Robert Gates writes in New York Times that Turkey, a fellow NATO member, must also be held to account for its actions in Libya and Syria.
WASHINGTON – Former U.S. Defense Secretary Robert Gates urged the incoming Biden administration to take a tougher stance with Turkey, suggesting further punitive steps could be taken against its fellow NATO member following its purchase of Russia’s S-400 missile defense system.
Gates’ comments, published in a New York Times opinion piece on Friday, stated that the purchase, which came after repeated American warnings, “must have costs. (Recently imposed sanctions are a good start.)”
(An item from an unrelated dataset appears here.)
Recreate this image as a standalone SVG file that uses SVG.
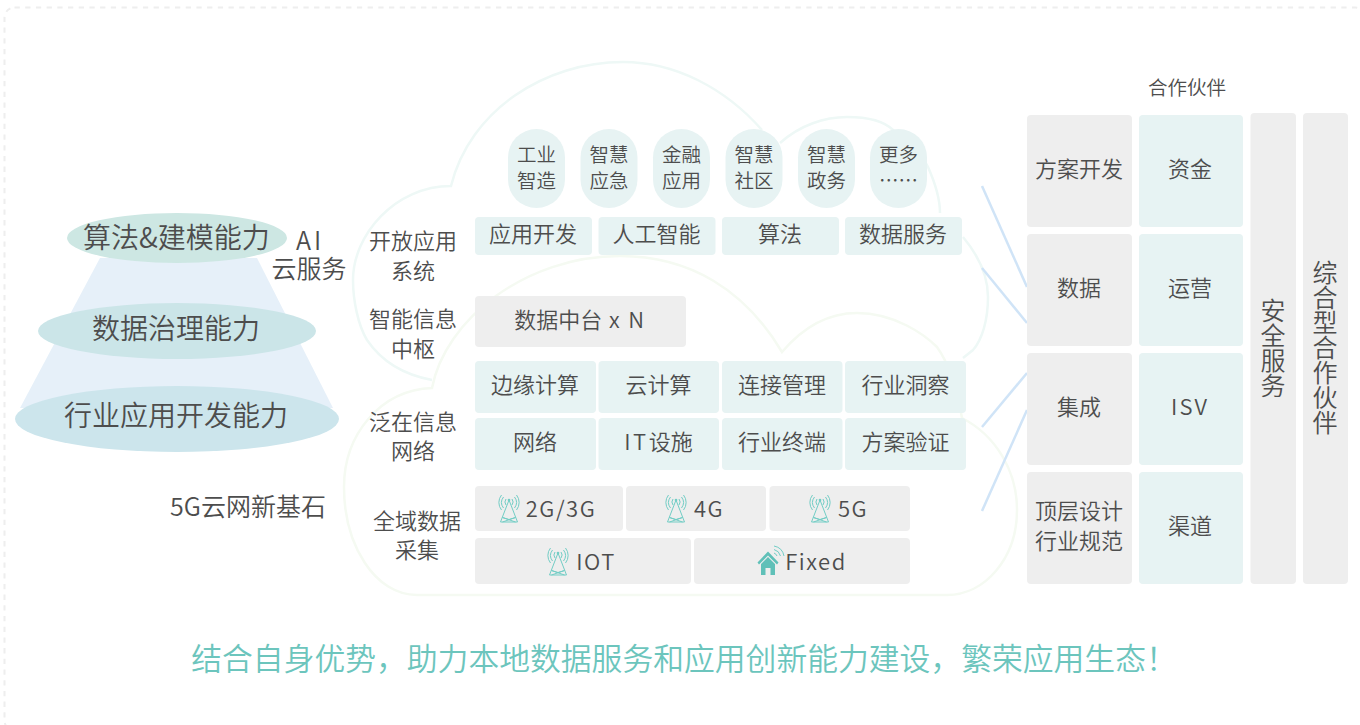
<svg xmlns="http://www.w3.org/2000/svg" width="1360" height="725" viewBox="0 0 1360 725">
<style>
text{font-family:"Noto Sans CJK SC","Noto Sans",sans-serif;font-weight:350;fill:#4d4d4d;text-anchor:middle}
.t{fill:#e7f3f3}.g{fill:#eeeeee}
.s22{font-size:22px}.s20{font-size:19.500px}.s28{font-size:28px}.s24{font-size:25px}
.v{font-size:25px;writing-mode:vertical-rl}
.cl1{fill:none;stroke:#eef8f6;stroke-width:2.500}
.cl2{fill:none;stroke:#f5faf2;stroke-width:2.500}
.ln{fill:none;stroke:#d0e4f7;stroke-width:2.500}
.ic{fill:none;stroke:#72cdc5;stroke-width:1}
</style>
<defs>
<g id="tower">
<path class="ic" d="M0 0L-8.500 22H8.500ZM-6.500 17.500L6.500 22M6.500 17.500L-6.500 22M-6.500 17.500L0 19.500L6.500 17.500"/>
<path class="ic" d="M-3 -1A5 5 0 0 0 -3 5M3 -1A5 5 0 0 1 3 5M-5.500 -3A9 9 0 0 0 -5.500 8M5.500 -3A9 9 0 0 1 5.500 8M-7.500 -5A12 12 0 0 0 -7.500 10M7.500 -5A12 12 0 0 1 7.500 10"/>
<circle cx="0" cy="0" r="1.300" fill="#72cdc5"/>
</g>
</defs>
<rect id="frame" x="4.500" y="7.500" width="1361" height="723" rx="10" fill="none" stroke="#eeeeee" stroke-width="2" stroke-dasharray="5.300 5.400"/>
<g id="clouds">
<path class="cl1" d="M432 380C405 375 382 362 367 340C358 325 353 300 353 280C353 235 395 186 451 186C470 110 545 62 623 62C675 62 725 88 762 130M780 143C800 125 825 117 847 117C870 117 885 122 893 130C912 145 925 160 928 167C936 185 940 200 940 213M963 237C978 255 988 275 988 297C988 320 982 340 973 350L963 358"/>
<path class="cl2" d="M432 388C445 320 525 256 620 256C690 256 745 290 782 352C805 325 830 313 857 313C895 313 925 335 937 347C950 365 958 395 962 418C995 435 1017 470 1017 510C1017 558 985 595 947 595H417C375 595 344 545 344 487C344 435 380 390 432 388Z"/>
</g>
<g id="connectors">
<path class="ln" d="M982 186L1027 287"/>
<path class="ln" d="M982 268L1027 323"/>
<path class="ln" d="M982 427L1027 373"/>
<path class="ln" d="M982 511L1027 410"/>
</g>
<g id="pyramid">
<path d="M100 258H257L333 408H20Z" fill="#e6f0f9"/>
<g id="n-algo"><ellipse cx="177" cy="238" rx="110" ry="25" fill="#cde7e3"/><text class="s28" x="176.500" y="248">算法&amp;建模能力</text></g>
<g id="n-data"><ellipse cx="177" cy="331" rx="139" ry="28" fill="#cbe5e8"/><text class="s28" x="176" y="339">数据治理能力</text></g>
<g id="n-ind"><ellipse cx="177" cy="419" rx="162" ry="33" fill="#cce5ec"/><text class="s28" x="176" y="426">行业应用开发能力</text></g>
</g>
<g id="n-ai"><text class="s24" x="310" y="250" letter-spacing="3">AI</text><text class="s24" x="309" y="278">云服务</text></g>
<text id="n-5g" class="s24" x="248" y="516">5G云网新基石</text>
<g id="labels">
<text class="s22" x="413" y="249">开放应用</text><text class="s22" x="413" y="279">系统</text>
<text class="s22" x="413" y="327">智能信息</text><text class="s22" x="413" y="357">中枢</text>
<text class="s22" x="413" y="430">泛在信息</text><text class="s22" x="413" y="459">网络</text>
<text class="s22" x="417" y="529">全域数据</text><text class="s22" x="417" y="558">采集</text>
</g>
<g id="pills">
<g id="p1"><rect class="t" x="508" y="129" width="57" height="79" rx="28.500"/><text class="s20" x="536.500" y="162">工业</text><text class="s20" x="536.500" y="188">智造</text></g>
<g id="p2"><rect class="t" x="580.500" y="129" width="57" height="79" rx="28.500"/><text class="s20" x="609" y="162">智慧</text><text class="s20" x="609" y="188">应急</text></g>
<g id="p3"><rect class="t" x="653" y="129" width="57" height="79" rx="28.500"/><text class="s20" x="681.500" y="162">金融</text><text class="s20" x="681.500" y="188">应用</text></g>
<g id="p4"><rect class="t" x="725.500" y="129" width="57" height="79" rx="28.500"/><text class="s20" x="754" y="162">智慧</text><text class="s20" x="754" y="188">社区</text></g>
<g id="p5"><rect class="t" x="798" y="129" width="57" height="79" rx="28.500"/><text class="s20" x="826.500" y="162">智慧</text><text class="s20" x="826.500" y="188">政务</text></g>
<g id="p6"><rect class="t" x="870" y="129" width="57" height="79" rx="28.500"/><text class="s20" x="898.500" y="162">更多</text><text class="s20" x="898.500" y="188">……</text></g>
</g>
<g id="apps">
<g id="a1"><rect class="t" x="475" y="217" width="117" height="38" rx="4"/><text class="s22" x="533" y="242">应用开发</text></g>
<g id="a2"><rect class="t" x="598.500" y="217" width="117" height="38" rx="4"/><text class="s22" x="656.500" y="242">人工智能</text></g>
<g id="a3"><rect class="t" x="722" y="217" width="117" height="38" rx="4"/><text class="s22" x="780" y="242">算法</text></g>
<g id="a4"><rect class="t" x="845" y="217" width="117" height="38" rx="4"/><text class="s22" x="903" y="242">数据服务</text></g>
</g>
<g id="n-mid"><rect class="g" x="475" y="296" width="211" height="51" rx="4"/><text class="s22" x="580" y="328">数据中台<tspan letter-spacing="1.800"> x N</tspan></text></g>
<g id="net">
<g id="b1"><rect class="t" x="475" y="361" width="121" height="52" rx="4"/><text class="s22" x="535" y="393">边缘计算</text></g>
<g id="b2"><rect class="t" x="598.500" y="361" width="120.500" height="52" rx="4"/><text class="s22" x="658.500" y="393">云计算</text></g>
<g id="b3"><rect class="t" x="722" y="361" width="120.500" height="52" rx="4"/><text class="s22" x="782" y="393">连接管理</text></g>
<g id="b4"><rect class="t" x="845" y="361" width="121" height="52" rx="4"/><text class="s22" x="905.500" y="393">行业洞察</text></g>
<g id="b5"><rect class="t" x="475" y="418" width="121" height="52" rx="4"/><text class="s22" x="535" y="450">网络</text></g>
<g id="b6"><rect class="t" x="598.500" y="418" width="120.500" height="52" rx="4"/><text class="s22" x="658.500" y="450"><tspan letter-spacing="2.500">IT</tspan>设施</text></g>
<g id="b7"><rect class="t" x="722" y="418" width="120.500" height="52" rx="4"/><text class="s22" x="782" y="450">行业终端</text></g>
<g id="b8"><rect class="t" x="845" y="418" width="121" height="52" rx="4"/><text class="s22" x="905.500" y="450">方案验证</text></g>
</g>
<g id="access">
<g id="c1"><rect class="g" x="475" y="486" width="148" height="45" rx="4"/><use href="#tower" x="509" y="500"/><text class="s22" x="561" y="517" letter-spacing="1.500">2G/3G</text></g>
<g id="c2"><rect class="g" x="626" y="486" width="140" height="45" rx="4"/><use href="#tower" x="676" y="500"/><text class="s22" x="709" y="517" letter-spacing="1.500">4G</text></g>
<g id="c3"><rect class="g" x="769.500" y="486" width="140.500" height="45" rx="4"/><use href="#tower" x="820" y="500"/><text class="s22" x="853" y="517" letter-spacing="1.500">5G</text></g>
<g id="c4"><rect class="g" x="475" y="538" width="216" height="46" rx="4"/><use href="#tower" x="558" y="553"/><text class="s22" x="596" y="570" letter-spacing="1.500">IOT</text></g>
<g id="c5"><rect class="g" x="694" y="538" width="216" height="46" rx="4"/>
<path d="M768 551.500L757.500 562.500L759 564.500L768 555.500L777 564.500L778.500 562.500Z" fill="#5fc0b8"/>
<path d="M761 564L768 557L775 564V575H770.500V568H765.500V575H761Z" fill="#5fc0b8"/>
<path d="M774 553A5 5 0 0 1 777 556M774 549.500A9 9 0 0 1 780.500 556M774 546A12.500 12.500 0 0 1 784 556" fill="none" stroke="#72cdc5" stroke-width="1"/>
<text class="s22" x="816" y="570" letter-spacing="1.500">Fixed</text></g>
</g>
<text id="n-pt" class="s20" x="1187" y="95">合作伙伴</text>
<g id="right">
<g id="r1"><rect class="g" x="1027" y="115" width="105" height="112" rx="4"/><text class="s22" x="1079" y="177">方案开发</text></g>
<g id="r2"><rect class="g" x="1027" y="234" width="105" height="112" rx="4"/><text class="s22" x="1079" y="296">数据</text></g>
<g id="r3"><rect class="g" x="1027" y="353" width="105" height="112" rx="4"/><text class="s22" x="1079" y="415">集成</text></g>
<g id="r4"><rect class="g" x="1027" y="472" width="105" height="112" rx="4"/><text class="s22" x="1079" y="519">顶层设计</text><text class="s22" x="1079" y="549">行业规范</text></g>
<g id="r5"><rect class="t" x="1139" y="115" width="104" height="112" rx="4"/><text class="s22" x="1190" y="177">资金</text></g>
<g id="r6"><rect class="t" x="1139" y="234" width="104" height="112" rx="4"/><text class="s22" x="1190" y="296">运营</text></g>
<g id="r7"><rect class="t" x="1139" y="353" width="104" height="112" rx="4"/><text class="s22" x="1190" y="415" letter-spacing="2">ISV</text></g>
<g id="r8"><rect class="t" x="1139" y="472" width="104" height="112" rx="4"/><text class="s22" x="1190" y="534">渠道</text></g>
<g id="r9"><rect class="g" x="1250.500" y="113" width="45.500" height="471" rx="4"/><text class="v" x="1273" y="348">安全服务</text></g>
<g id="r10"><rect class="g" x="1303" y="113" width="45" height="471" rx="4"/><text class="v" x="1325" y="347">综合型合作伙伴</text></g>
</g>
<text id="slogan" x="684" y="670" font-size="30.800" style="fill:#6cc5bd">结合自身优势，助力本地数据服务和应用创新能力建设，繁荣应用生态！</text>
</svg>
The United States has warned that the Russian defense systems pose a threat to F-35 fighter jets and NATO’s broader defense systems – a claim that Turkey denies.
Gates, who served in both the Bush and Obama administrations from December 2006 to July 2011, added that Turkey “must also be held to account for its actions in Libya, the eastern Mediterranean and Syria that contravene the interests of other NATO allies and complicate efforts to achieve peace. Actions by member states contrary to the interests of other allies ought not be ignored.”
The former defense secretary also grouped Turkey with Hungary and, “increasingly,” Poland as NATO members that have moved toward, if not fully embraced, authoritarianism. “There is no provision in the NATO Charter for removing a member state, but creative diplomacy is possible, including suspension or other punitive steps,” Gates wrote.
While serving as defense secretary, Gates effectively blamed the European Union for Turkey’s degrading relationship with Israel and Western allies. “If there is anything to the notion that Turkey is, if you will, moving eastward, it is, in my view, in no small part because it was pushed, and pushed by some in Europe refusing to give Turkey the kind of organic link to the West that Turkey sought,” Gates said in 2010.
Gates’ piece was published a day after Turkish Foreign Minister Mevlut Cavusoglu said his country would take reciprocal action against the United States following the S-400-related sanctions imposed early last week. Turkish President Recep Tayyip Erdogan termed the sanctions a “hostile attack” against Turkey’s defense industry that was bound to fail.
Turkey also claims it cannot be sanctioned based on the U.S.’ Countering America’s Adversaries through Sanctions Act, as the S-400 deal predated the 2017 legislation.
Cavusoglu told Turkish media last Thursday that improved relations between Turkey and the United States under the incoming Biden administration are dependent on Turkish expectations regarding Syria and the extradition of Fethullah Gülen, the U.S.-based cleric Turkey accuses of orchestrating a 2016 coup attempt against Erdogan.